For his part, Hank Zwirek says that he is a preservationist, and then proves it by discoursing knowledgeably about the history of the strip and even about Joseph Finger, the renowned local architect who built what became Rockefeller's, and he adds that it's not just parking woes that will soon spell doom for the Satellite. He says he's just fed up with Malone's late rent payments and bounced checks. "I like to save institutions, I like old buildings, I don't wanna kill the Satellite, but it hasn't been functioning well for a long time. [Malone's] been telling me he's not making money and this and that, and I'm just like, 'Sorry. Maybe you should just move on to something else if you're always telling me that you're not making money.' He's bounced three checks on us, and finally I had him start paying with cashier's checks because I couldn't rely on him anymore. He's also been late, like seven days, nine days, on the rent."
Malone acknowledged the late payments and rubber checks, and also the inevitability of the club's shutdown at its current spot. Now there are three scenarios for the Satellite. One is that Malone will reopen the club somewhere else in the Heights, preferably along Washington. The second is for him to sell the club's name, fixtures and database lock, stock and barrel to other, unnamed investors who he says plan to reopen the club downtown. The third would be that the Satellite simply joins Club Hey Hey, the Bon Ton Room, Emo's and the Abyss in the graveyard of fabled Houston clubs.
Malone says he's booked up to the first week in January, and that he intends to honor all those bookings, and adds that a large liability insurance policy comes due that same week. He's leaning toward shutting the club down then, even though he would have an extra three months if he chose to remain open. Should the 52-year-old Malone close and not reopen, he plans to continue his 35-year-old music business career as a record producer. He's just finished a project with the Aztex side project Mexican Roots Trio and is also working with local rocker Shawn Pander.
Former Satellite manager David Beebe says not to worry about Malone. "Mark my words on this: Dickie Malone may be down and out, but he's been down and out before. He will resurface. He's like roaches. If you kill them, they will come back."

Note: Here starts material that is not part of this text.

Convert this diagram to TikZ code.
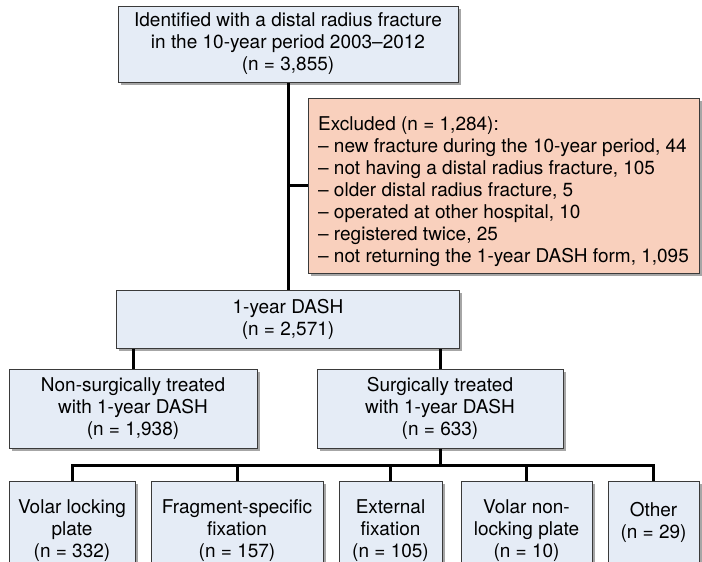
\documentclass[tikz,border=0pt]{standalone}
\usepackage{fontspec}
\setmainfont{TeX Gyre Heros}
\usetikzlibrary{shadows}
\definecolor{boxblue}{HTML}{E5ECF6}
\definecolor{boxorange}{HTML}{F9D0BD}
\definecolor{boxline}{HTML}{3A3A3A}
\begin{document}
\begin{tikzpicture}[x=1pt,y=-1pt,
  box/.style={draw=boxline, line width=1pt, fill=boxblue, align=center, inner sep=0pt,
    font=\fontsize{19}{22}\selectfont,
    drop shadow={shadow xshift=2.5pt, shadow yshift=-2.5pt, opacity=0.35, fill=black}},
  conn/.style={line width=3pt, draw=black, line join=miter}]
\useasboundingbox (0,0) rectangle (702,562);

\node[box, minimum width=340pt, minimum height=76pt] (top) at (288,44)
  {Identified with a distal radius fracture\\in the 10-year period 2003–2012\\(n = 3,855)};
\node[box, fill=boxorange, align=left, minimum width=391pt, minimum height=175pt] (excl) at (503.5,185.5)
  {\rule{0pt}{26pt}Excluded (n = 1,284):\\
   – new fracture during the 10-year period, 44\\
   – not having a distal radius fracture, 105\\
   – older distal radius fracture, 5\\
   – operated at other hospital, 10\\
   – registered twice, 25\\
   – not returning the 1-year DASH form, 1,095};
\node[box, minimum width=343pt, minimum height=58pt] (dash) at (288,319)
  {1-year DASH\\(n = 2,571)};
\node[box, minimum width=248pt, minimum height=79pt] (nonsurg) at (133,408.5)
  {Non-surgically treated\\with 1-year DASH\\(n = 1,938)};
\node[box, minimum width=246pt, minimum height=79pt] (surg) at (440,408.5)
  {Surgically treated\\with 1-year DASH\\(n = 633)};

\node[box, minimum width=126pt, minimum height=100pt] (vlp) at (72,531)
  {Volar locking\\plate\\(n = 332)};
\node[box, minimum width=172pt, minimum height=100pt] (fsf) at (237,531)
  {Fragment-specific\\fixation\\(n = 157)};
\node[box, minimum width=103pt, minimum height=100pt] (ext) at (390.5,531)
  {External\\fixation\\(n = 105)};
\node[box, minimum width=131pt, minimum height=100pt] (vnl) at (526.5,531)
  {Volar non-\\locking plate\\(n = 10)};
\node[box, minimum width=91pt, minimum height=100pt] (oth) at (653.5,531)
  {Other\\(n = 29)\\\mbox{}};

\coordinate (busy) at (0,465);

\draw[conn] (top.south) -- (dash.north);
\draw[conn] (top.south |- excl.west) -- (excl.west);
\draw[conn] (nonsurg.north) -- (nonsurg.north |- dash.south);
\draw[conn] (surg.north) -- (surg.north |- dash.south);
\draw[conn] (surg.south) -- (surg.south |- busy);
\draw[conn] (vlp.north) -- (vlp.north |- busy) -- (oth.north |- busy) -- (oth.north);
\draw[conn] (fsf.north) -- (fsf.north |- busy);
\draw[conn] (ext.north) -- (ext.north |- busy);
\draw[conn] (vnl.north) -- (vnl.north |- busy);
\end{tikzpicture}
\end{document}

And so the end of an era looms. Back in the 1980s and '90s, going to this strip was the epitome of an urban night out. Rockefeller's had a red carpet out front. There were doormen and a swanky awning. If you tired of the music in one club, you could walk to a different one next door or across the street, where today only yuppie lofts now stand. To get the same experience now, you have to drive down the street to Pamland Central -- Pam Arnold's three-club cluster that includes Walter's on Washington, Silky's and Mary Jane's -- but since none of those clubs has the architectural grandeur of Rockefeller's, the experience isn't quite the same.
For many years, Rockefeller's was the showcase club in town. And a roster of acts that played in the former bank is as studded with bright stars as the night sky over Big Bend. Just to skim some of the cream off the top: James Brown, Chet Atkins, Ella Fitzgerald, Jerry Lee Lewis, Gil Scott-Heron, Fats Domino, Kris Kristofferson, Count Basie, Dwight Yoakam, John Lee Hooker, Tina Turner, Ray Charles and Dexter Gordon all played there. Stevie Ray Vaughan used to jam there every Monday for whoever was willing to give the doorman two bucks. That Rockefeller's had formerly been a bank seemed to make the acts that played there even more treasured than they already were.
For its part, the Satellite -- which had the coolest bars in town -- launched the Hollisters, Miss Molly and Hadden Sayers on to the world. Both Ian Moore and Honeybrowne cut live albums there not long ago, while Jason and the Nashville Scorchers recently played what they have said will be their last show ever. Knoxville, Tennessee's V-Roys -- the South's answer to the Replacements -- played there every time through town back in their 1990s heyday. In recent years, the Satellite's schedule has come to be dominated by mid-level Austin acts such as Vallejo, Reckless Kelly, Soulhat, Patrice Pike and Bob Schneider's many musical personae.
Come next year, assuming the Satellite doesn't reopen, most of those acts will be performing at either the Continental Club, Walter's or the Rhythm Room, and the only time any of us will ever again hear a Gibson strummed in the 3600 block of Washington will be if we're invited to a wedding.
Jets to Brazil have canceled their entire upcoming U.S. tour, which was to include a stop in Houston. Details are vague, but their flacks released a statement saying one of the band members was sick If you missed the Gogol Bordello show last Thursday, you missed out on one of the most fun, thought-provoking, thrilling and destructive spectacles ever to come to Rudyard's -- or Houston, for that matter. Vocalist Eugene Hütz -- the Ukrainian Gypsy love child of Shane MacGowan and Charlie Chaplin -- leaped onto the stage clutching a bottle of Red Stripe and a cigarette, and in the next 90 minutes simply laid waste to Rudz. He knocked over about 20 chairs, snatched a small table out from under the noses of two alarmed patrons, flung "Connolly for Family Court Judge" election placards into the audience and snapped not one, not two, but three microphone chords, all while airtight Gypsy punk careened behind him on guitar, accordion, violin, drums and sax. Meanwhile, the über-sexy Go-Gogol Girls appeared from time to time, once as ice princess Soviet border guards in furry hats and aviator shades, another time as Dostoyevskian street beggars, and finally as what can only be described as Gypsy cheerleaders clashing cymbals and banging on huge bass drums. It was one of those nights that teetered on the edge of utter insanity, or maybe that was just Racket and his companion, who had smuggled in a flask of Spanish absinthe -- the only tipple equal to that evening's proceedings. You know what they say: Absinthe makes the heart grow fonder.